What kind of mother did I want to be?
Obviously a good one (don’t we all). But at that point in time, the point where my life was changing in so many ways, I wasn’t actively seeking anything other than doing my best and surviving.
I have never read about the minimalism lifestyle. I never set out to become a minimalist or master it. I do like the color white, but the thought of a stark home with zero personality just doesn’t do it for me.
Minimalism was a byproduct of a lifestyle choice. If I wanted to travel in less than three hundred square feet and then less than one hundred. I simply couldn’t have everything. I could barely have anything. I became a minimalist by necessity and it turned out to be an unexpected perk of my traveling ways. It changed me and it shaped my motherhood.
I have never read any books on motherhood – although I have dabbled quite a bit in reading blog posts. Not necessarily for a ‘how to,’ but more as a reminder to myself that motherhood takes different shapes and comes in different sizes. There is no one-size-fits-all.
Slowly over time, I came out of the fog of transition, both to motherhood and to life on the road. And one day I found myself genuinely happy–at home in my minimalism and in my motherhood. Looking back, I can see how my forced minimalism has shaped me as a mother. At the moment I just unconsciously allowed it to happen.
Our lack of physical space necessitated only a small number of toys (to the disappointment of all the grandparents). It allowed me to witness how little is truly needed to occupy a child. Even better how having little increased imaginative play. And when nothing is required to play but your imagination, boredom isn’t something that needs to be contended with.
Our lack of indoor playing space forced us outside more often than not; growing my comfort level with the outdoors and soaking in the healing and educational power of nature. When we are outside it is like a reset for our souls.
The less time I spent cleaning the more time I had to spend with my family, and on myself. Most days I cleaned nothing more than the dishes we used. I didn’t have to fit the things my family and I enjoyed doing in the in-between time.
My mind was free of the clutter of a constant to-do list and obligations. I learned to be intentional with my time and with my space. In minimalism, I had discovered and grown to live daily by my values, by my family’s values.
Now when we have times when more toys seep into our lives I can see the contrast. I can see how my daughter has a tendency to bounce from one thing to the next instead of spending an hour (or even hours) doing one particular thing. I can see how after bouncing around from one thing to the next she becomes more overwhelmed with the mess and suddenly “too tired” to clean up after herself. And I know it’s time to purge. To get back to creative play, art, and books.
Now when we are spending time at our cabin and my homebody tendencies emerge I start to slowly find myself getting more frustrated at small things. I know we need to be getting outside more. To hike, to explore, to admire mother nature. Now when we are visiting family or getting caught up with “to-do’s” at our cabin I can recognize my increased sluggishness. I can see my daughter starting to have meltdowns and my husband’s crabbiness for what it really is. I know we need to reassess how we are spending our time and what is important. I need to make sure we are getting back to our values.

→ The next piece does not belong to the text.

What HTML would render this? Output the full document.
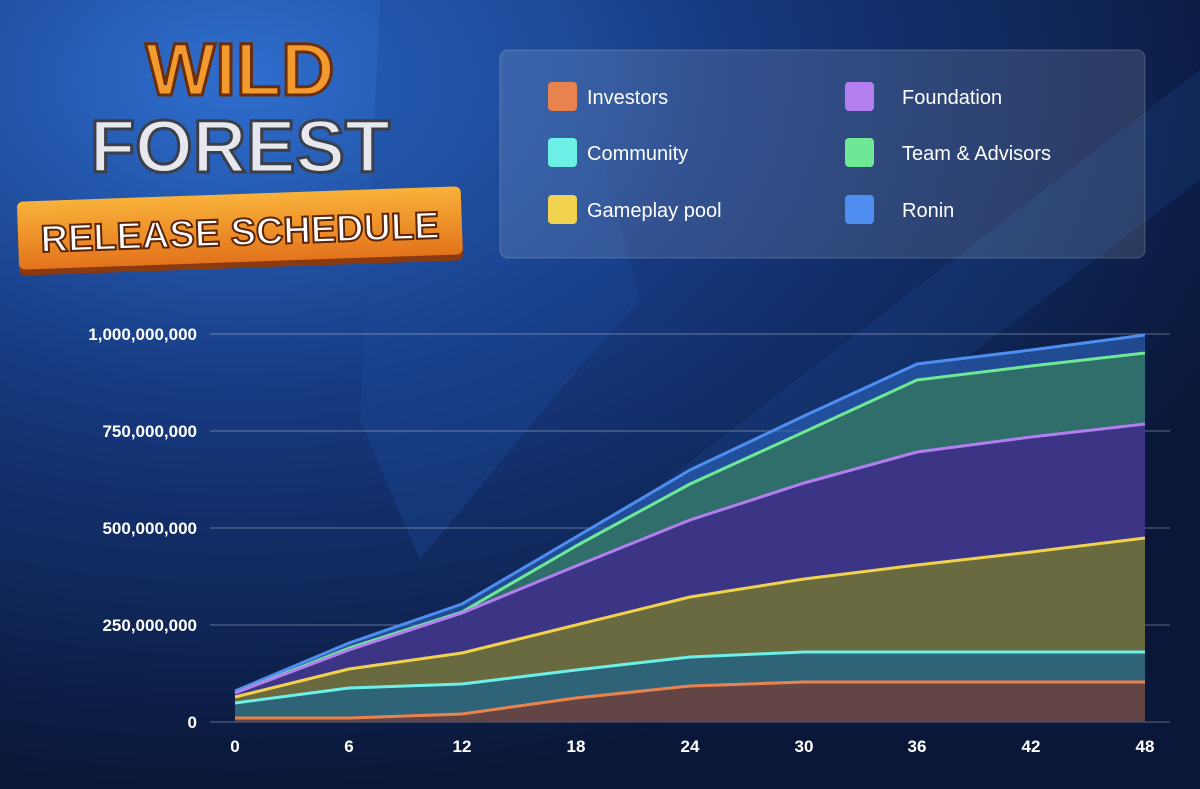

Without minimalism, I don’t know what my motherhood would end up looking like. To me, minimalism is more than just konmari -ing your life or design esthetics. It is about figuring out the things that you value in life and making a point to focus on those things. It is reducing things in your life that don’t support them. Kind of like motherhood, when you think about it. Motherhood isn’t about what looks good on the outside or a set of rules to follow. It’s about your values.